Lauren Marie said...

I'm a fairly new reader and so far just a lurker ... I just wanted to tell you that I'm sorry to hear about your stepdad ... I just lost my mom in February and it's something I'm still dealing with - and probably will be for a long time. I can only imagine what you're going thru. *hugs* My thoughts and prayers are with you and your family!

Anonymous said...

Aw, pet, I'm so sorry. I'm sending love and hugs, and sunshine and pudding for your birthday. Take care, sweet girl.

Anonymous said...

Stay as positive as you can with the family. I'm sorry you are having to deal with the cancer.

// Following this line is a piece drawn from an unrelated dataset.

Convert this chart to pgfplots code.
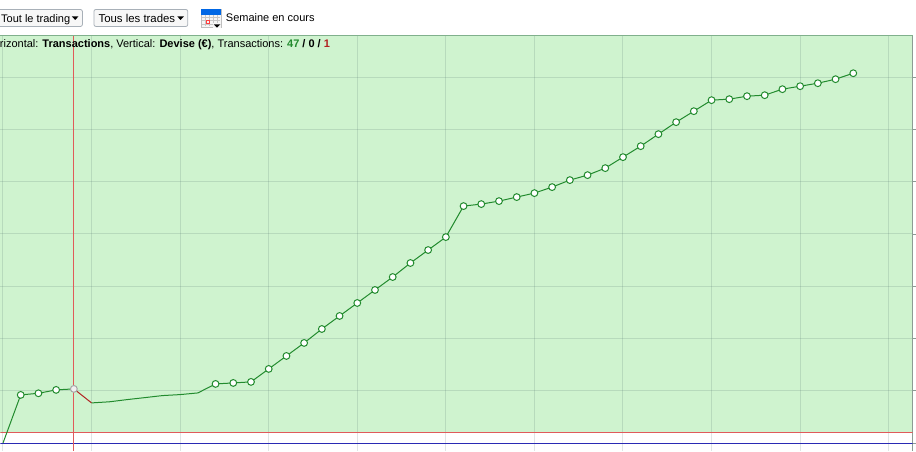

It may not feel like it today, but I hope you have a wonderful birthday. Take care of you!

Anonymous said...

Oh sweetie, you are having a rough time of it! I'm so sorry about your stepdad. I hope you have a lovely weekend that will help rejuvenate your spirit. :)

Miss Devylish said...

lauren marie: Hi Lauren! Thank you so much for unlurking to say such nice things. I'm so sorry about your mom. It' been 8 yrs now since my dad died so yes, I'm w/ you.. it's no fun and not easy. Here's hugs for you too sugar! xo

pom: You are the sweetest! I can't wait for the pudding! Heart you! xo

oneday: Thanks for being so kind, dear! I hope your resettling is treating you well! xo

finn: Thanks darlin! I'm working on it! Tomorrow there is tapas and cake! Woot! xo

Clayton said...

Oh, sweetie. That's awful news. I want to see you and catch up and hear all about what's been going on. I've been out of touch and it's been too long.